Fortunately, I was still seeing a therapist and they helped me remain calm and take the steps available to keep me clean on my travels. Since then, I have travelled many times and have learnt some lessons in how to prepare.

Here are 3 steps to take when preparing to travel as a recovering addict.

1. Speak to your therapist:

You can tell yourself to remain calm. You can try to think of all the possible ways to keep yourself away from drugs and alcohol. You can reassure yourself that the worst case scenario you envision is incredibly unlikely. However, without the help of a professional, you’re fighting an uphill battle.

Speak to your therapist rather than trying to prepare yourself on your own. They can help you with strategies to remain calm. They can work through your ideas for staying away from substances. And they can help you accurately break down your irrational fears.

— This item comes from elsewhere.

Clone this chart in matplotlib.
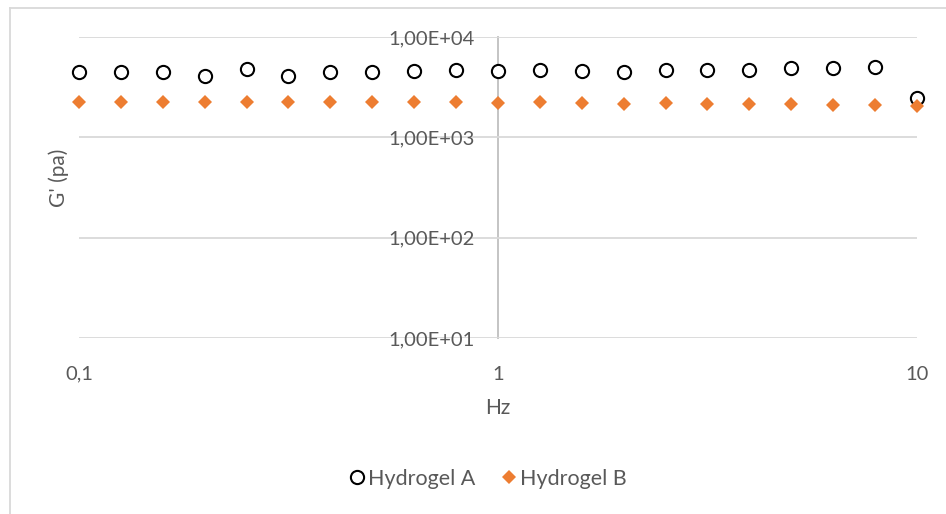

As recovering addicts, we often think we have to do it all ourselves. But everyone needs help sometimes, and there is no sense in not taking advantage of the support you have.

2. Research mental health resources at your destination:

When you leave any psychiatric institution, whether, for addiction or other mental illnesses, you are likely to feel vulnerable. No matter how well you’ve prepared, the outside world can throw curveballs at you. It is reassuring to know that your mental health providers are nearby if you need them.

This can make travelling very stressful. Yes, it is easier than ever to contact your therapist from across the world. But what if you need care that can only be provided in person?

Do the research before you leave on your trip? Find out the locations of recovery centers, as well as any regulations they have for people who need ad hoc help. You are unlikely to need them, but knowing they are available will give you a lot more peace of mind.

3. Research AA and NA meetings:

Whether or not you used the 12-Step Program to recover, AA and NA meetings are where support is most readily available. The great news is that there are meetings all around the world and they welcome everyone.

The knowledge that there are others like you at your destination will make you feel a lot less isolated. You may be leaving your regular support system behind for a week or so, but you are not alone.

Traveling after leaving rehab can be stressful, but there are ways to prepare. Follow the above 3 steps to get some much-needed peace of mind.